When the railroad-themed Bandana Square opened in 1984, the developer provided a large room to the local club for a layout of downtown Minneapolis (well before Corrigan's was built). That setup -- "one of the best O-scale layouts in the world," Kono said -- still is housed in the main building.

Three years ago, Medtronics executive John Ross donated his layout to the club. After storing it for a year, the club opened a Toy Train Division in the Chimneys Building, between Bandana Square and, appropriately, some busy railroad tracks. That space now contains Ross' five-train diorama, several tiny N-scale tracks and trains, and a couple of displays that kids can operate: a carnival and a Thomas the Tank Engine setup.

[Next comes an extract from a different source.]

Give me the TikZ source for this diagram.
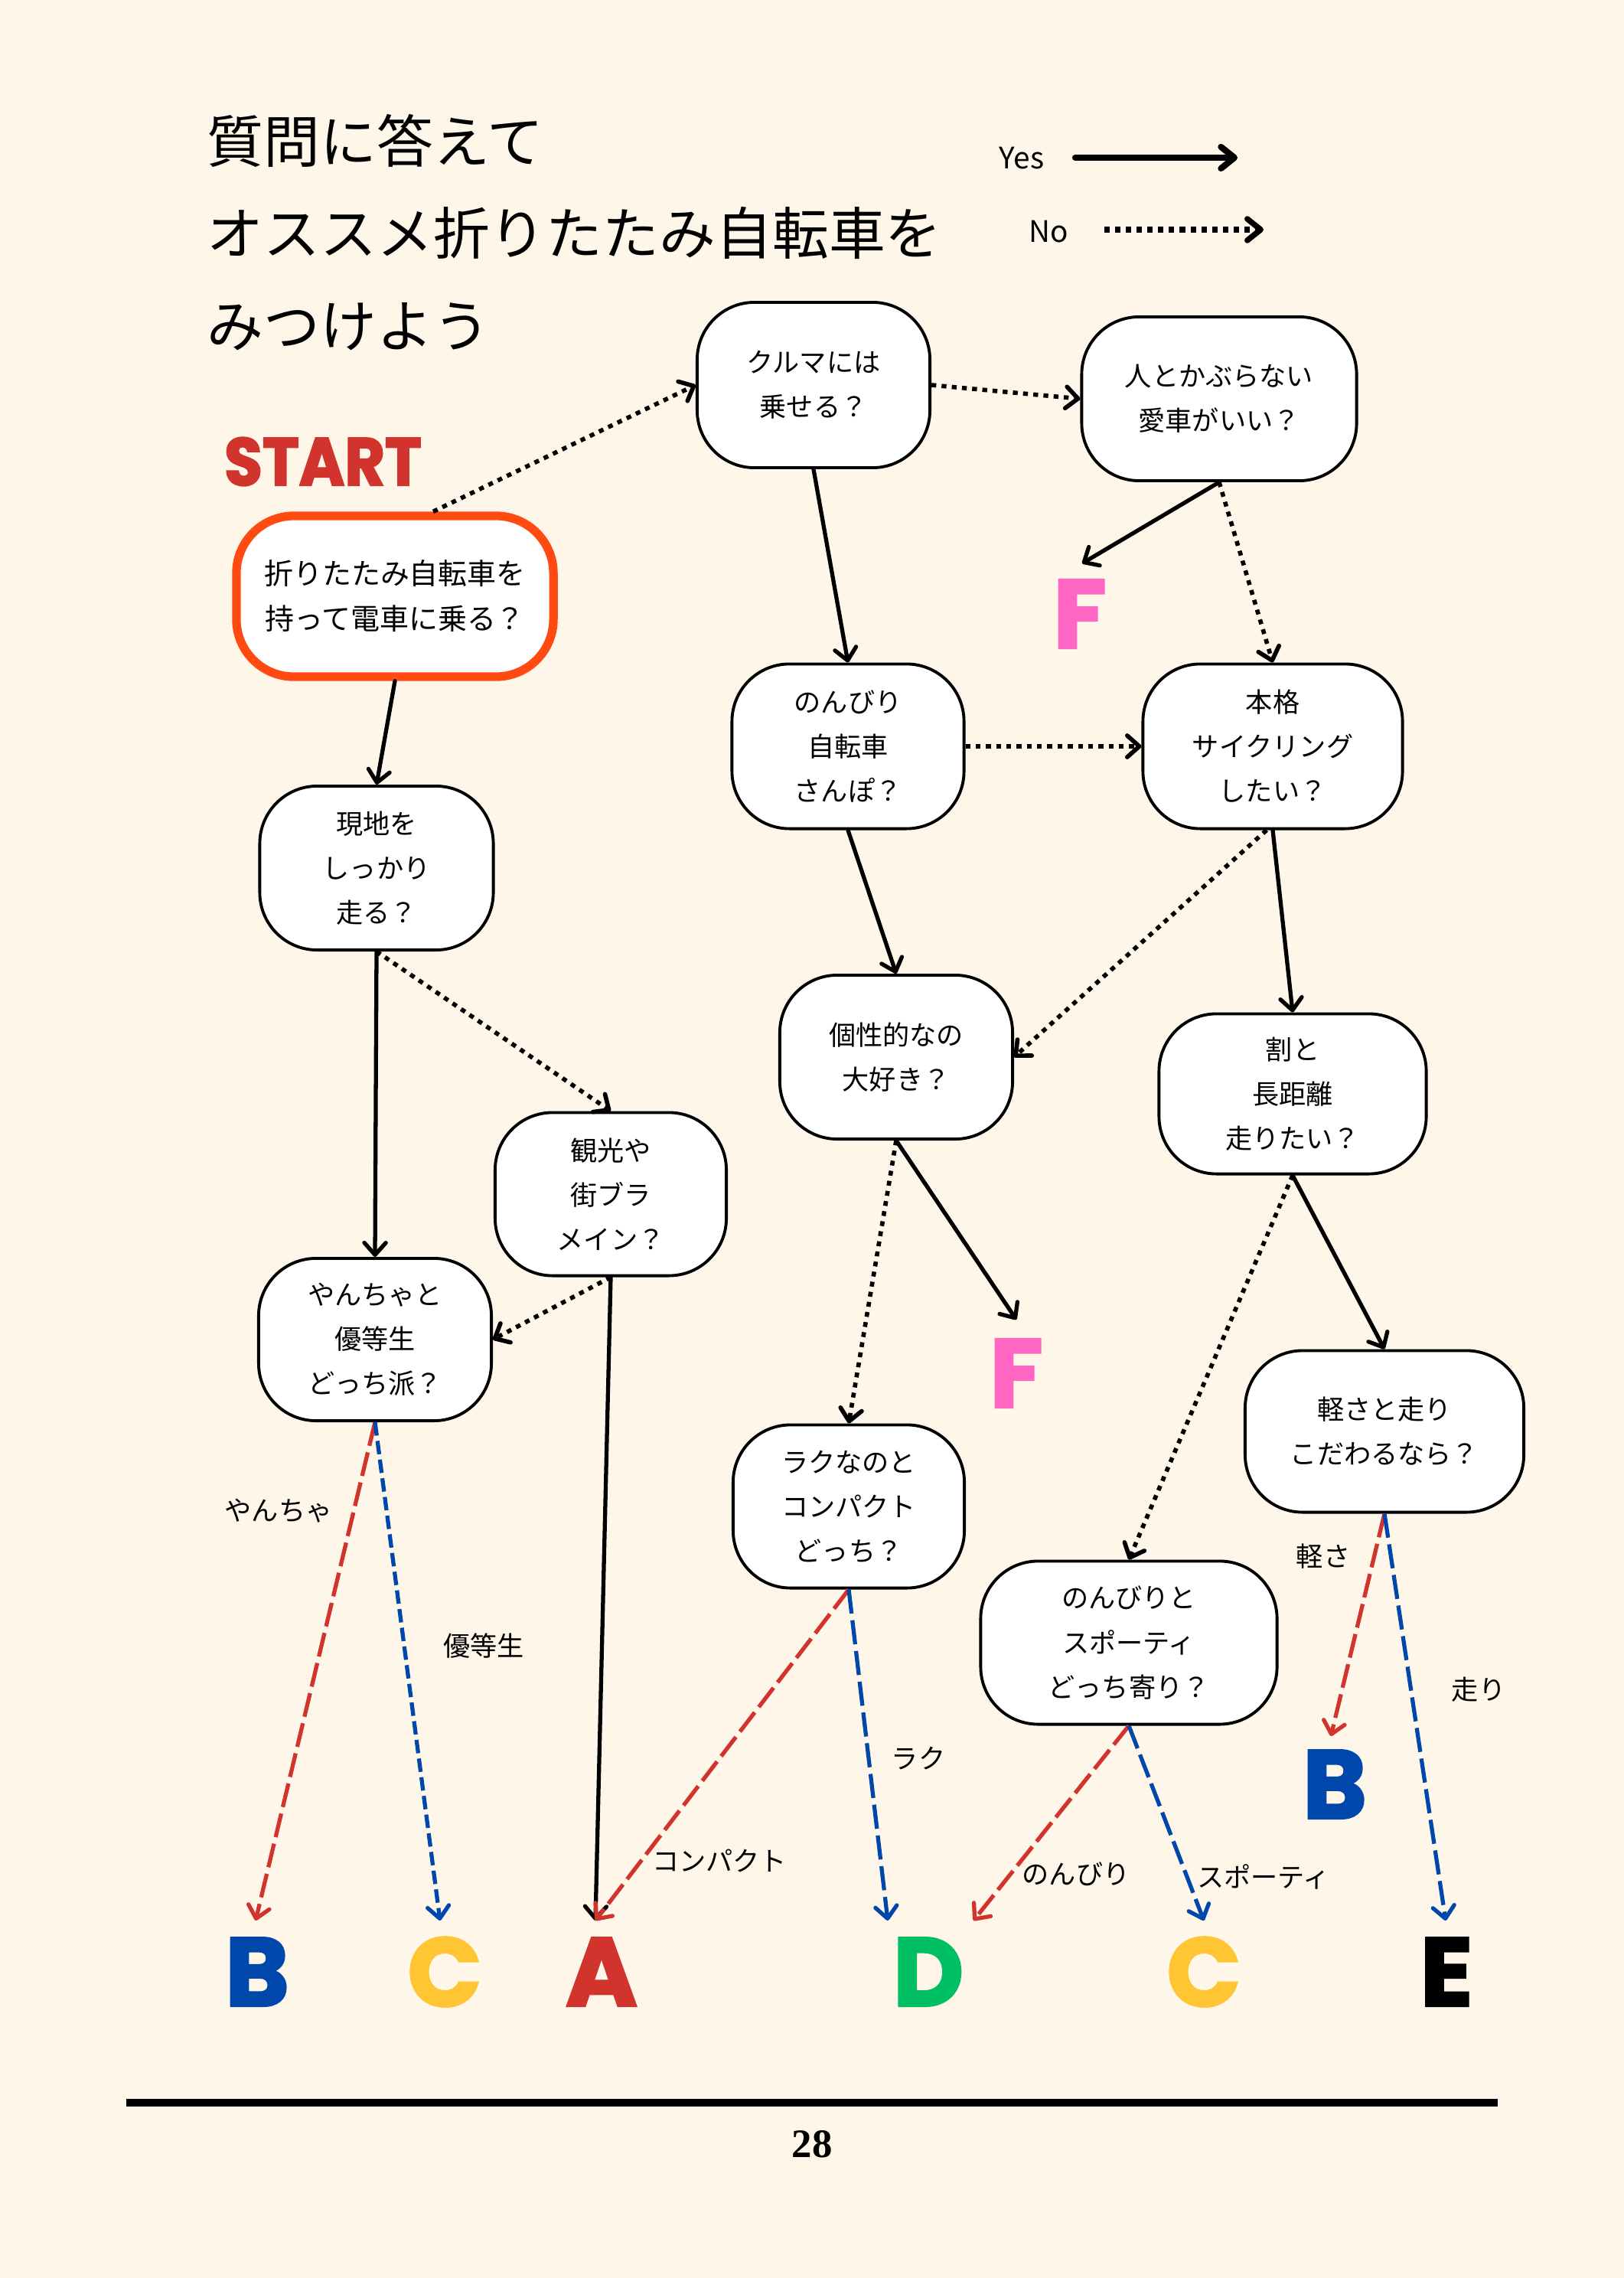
\documentclass[tikz,border=0pt]{standalone}
\usepackage{fontspec}
\setmainfont{Noto Sans CJK JP}
\newfontfamily\heavy{Poppins Bold}[FakeBold=2.5]
\newfontfamily\numfont{Liberation Serif}
\usetikzlibrary{arrows.meta,calc}
\definecolor{bg}{HTML}{FEF6E8}
\definecolor{startred}{HTML}{FF4A12}
\definecolor{cred}{HTML}{D0342C}
\definecolor{cblue}{HTML}{0047AB}
\definecolor{cyellow}{HTML}{FFC533}
\definecolor{cgreen}{HTML}{00BF63}
\definecolor{cpink}{HTML}{FF66C4}
\tikzset{
  qbox/.style 2 args={draw=black, line width=1.1pt, fill=white, rounded corners=0.75cm,
    align=center, font=\fontsize{10}{16.5}\selectfont, inner sep=0pt,
    minimum width=#1cm, minimum height=#2cm},
  res/.style={font=\heavy\fontsize{36}{36}\selectfont, inner sep=0pt},
  lab/.style={font=\fontsize{10}{12}\selectfont, inner sep=0pt},
  tip/.style={-{Straight Barb[length=4.5pt,width=8pt,line cap=round,line join=round]}},
  yesarrow/.style={draw=black, line width=1.5pt, line cap=round, tip},
  noarrow/.style={draw=black, line width=1.6pt, dash pattern=on 1.8pt off 2pt, tip},
  redarrow/.style={draw=cred, line width=1.5pt, dash pattern=on 9pt off 2.5pt, tip},
  bluearrow/.style={draw=cblue, line width=1.5pt, dash pattern=on 9pt off 2.5pt, tip},
}
\begin{document}
\begin{tikzpicture}[x=0.01cm,y=-0.01cm]
\fill[bg] (0,0) rectangle (2122,2976);
\useasboundingbox (0,0) rectangle (2122,2976);

% title
\node[anchor=west, inner sep=0pt, font=\fontsize{21}{21}\selectfont] (t1) at (270,184) {質問に答えて};
\node[anchor=west, inner sep=0pt, font=\fontsize{21}{21}\selectfont] (t2) at (270,304) {オススメ折りたたみ自転車を};
\node[anchor=west, inner sep=0pt, font=\fontsize{21}{21}\selectfont] (t3) at (270,427) {みつけよう};

% legend
\node[lab, font=\fontsize{11}{12}\selectfont] (yes) at (1335,207) {Yes};
\node[lab, font=\fontsize{11}{12}\selectfont] (no) at (1370,303) {No};
\coordinate (ys) at (1405,206);
\coordinate (ye) at (1617,206);
\coordinate (ns) at (1443,300);
\coordinate (ne) at (1651,300);
\draw[line width=2.3pt, line cap=round, -{Straight Barb[length=5pt,width=8pt,line cap=round,line join=round]}] (ys) -- (ye);
\draw[line width=2.1pt, dash pattern=on 2pt off 2pt, -{Straight Barb[length=5pt,width=8pt,line cap=round,line join=round]}] (ns) -- (ne);

% START
\node[inner sep=0pt, text=cred, font=\heavy\fontsize{25}{25}\selectfont, xscale=0.92] (start) at (422,603) {START};

% question nodes
\node[qbox={4.14}{2.10}, draw=startred, line width=3.2pt, font=\fontsize{10.8}{16.8}\selectfont] (st) at (516,779) {折りたたみ自転車を\\持って電車に乗る？};
\node[qbox={3.04}{2.16}] (q2) at (1063,503) {クルマには\\乗せる？};
\node[qbox={3.59}{2.14}] (q3) at (1593,521) {人とかぶらない\\愛車がいい？};
\node[qbox={3.03}{2.15}] (q4) at (1108,975) {のんびり\\自転車\\さんぽ？};
\node[qbox={3.39}{2.15}] (q5) at (1663,975) {本格\\サイクリング\\したい？};
\node[qbox={3.05}{2.14}] (q6) at (492,1134) {現地を\\しっかり\\走る？};
\node[qbox={3.04}{2.14}] (q7) at (1171,1381) {個性的なの\\大好き？};
\node[qbox={3.49}{2.09}] (q8) at (1689,1429) {割と\\長距離\\走りたい？};
\node[qbox={3.02}{2.13}] (q9) at (798,1560) {観光や\\街ブラ\\メイン？};
\node[qbox={3.04}{2.12}] (q10) at (490,1750) {やんちゃと\\優等生\\どっち派？};
\node[qbox={3.64}{2.11}] (q11) at (1809,1870) {軽さと走り\\こだわるなら？};
\node[qbox={3.02}{2.13}] (q12) at (1109,1968) {ラクなのと\\コンパクト\\どっち？};
\node[qbox={3.87}{2.13}] (q13) at (1475,2146) {のんびりと\\スポーティ\\どっち寄り？};

% results
\node[res, text=cpink] (f1) at (1411,802) {F};
\node[res, text=cpink] (f2) at (1328,1794) {F};
\node[res, text=cblue] (bL) at (336,2576) {B};
\node[res, text=cyellow] (cL) at (581,2576) {C};
\node[res, text=cred] (aL) at (786,2576) {A};
\node[res, text=cgreen] (dL) at (1213,2576) {D};
\node[res, text=cyellow] (cR) at (1573,2576) {C};
\node[res, text=black] (eL) at (1890,2576) {E};
\node[res, text=cblue] (bR) at (1744,2331) {B};

% connectors
\draw[noarrow] ([xshift=0.5cm]st.north) -- (q2.west);
\draw[yesarrow] (st.south) -- (q6.north);
\draw[noarrow] (q2.east) -- (q3.west);
\draw[yesarrow] (q2.south) -- (q4.north);
\draw[yesarrow] (q3.south) -- ($(f1)+(3,-66)$);
\draw[noarrow] (q3.south) -- (q5.north);
\draw[noarrow] (q4.east) -- (q5.west);
\draw[yesarrow] (q4.south) -- (q7.north);
\draw[noarrow] ([xshift=-0.08cm]q5.south) -- (q7.east);
\draw[yesarrow] (q5.south) -- (q8.north);
\draw[yesarrow] (q6.south) -- (q10.north);
\draw[noarrow] (q6.south) -- (q9.north);
\draw[noarrow] (q9.south) -- (q10.east);
\draw[yesarrow] (q9.south) -- ($(aL)+(-8,-67)$);
\draw[noarrow] (q7.south) -- (q12.north);
\draw[yesarrow] (q7.south) -- ($(f2)+(0,-70)$);
\draw[noarrow] (q8.south) -- (q13.north);
\draw[yesarrow] (q8.south) -- (q11.north);

\draw[redarrow] (q10.south) -- ($(bL)+(-2,-67)$);
\draw[bluearrow, dash pattern=on 5pt off 2pt] (q10.south) -- ($(cL)+(-6,-67)$);
\draw[redarrow] (q12.south) -- ($(aL)+(-8,-67)$);
\draw[bluearrow] (q12.south) -- ($(dL)+(-53,-67)$);
\draw[redarrow] (q13.south) -- ($(dL)+(59,-67)$);
\draw[bluearrow] (q13.south) -- ($(cR)+(0,-67)$);
\draw[redarrow] (q11.south) -- ($(bR)+(-5,-63)$);
\draw[bluearrow] (q11.south) -- ($(eL)+(-1,-67)$);

% branch labels
\node[lab] (l1) at (364,1974) {やんちゃ};
\node[lab] (l2) at (632,2150) {優等生};
\node[lab] (l3) at (940,2431) {コンパクト};
\node[lab] (l4) at (1200,2297) {ラク};
\node[lab] (l5) at (1406,2448) {のんびり};
\node[lab] (l6) at (1651,2452) {スポーティ};
\node[lab] (l7) at (1729,2033) {軽さ};
\node[lab] (l8) at (1932,2207) {走り};

% footer
\coordinate (r1) at (165,2747);
\coordinate (r2) at (1957,2747);
\draw[line width=3.1pt] (r1) -- (r2);
\node[inner sep=0pt, font=\numfont\bfseries\fontsize{15}{15}\selectfont] (pg) at (1061,2801) {28};
\end{tikzpicture}
\end{document}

Soon they will be joined by Corrigan's massive Minneapolis layout, but not before Southard, Kono, Helde and other club members work out all of the pesky bugs. But amid all of their exclamations and exhortations -- "Don't run anything on the top track; it's got a tree on it"; "This freaking telephone pole keeps falling down" -- the guys clearly are enjoying themselves.

Especially Helde, whose "real job," fittingly enough, is operating the Lake Harriet streetcar.

"Over there, I get to do the real thing," he said. "But that's work; here I get to play."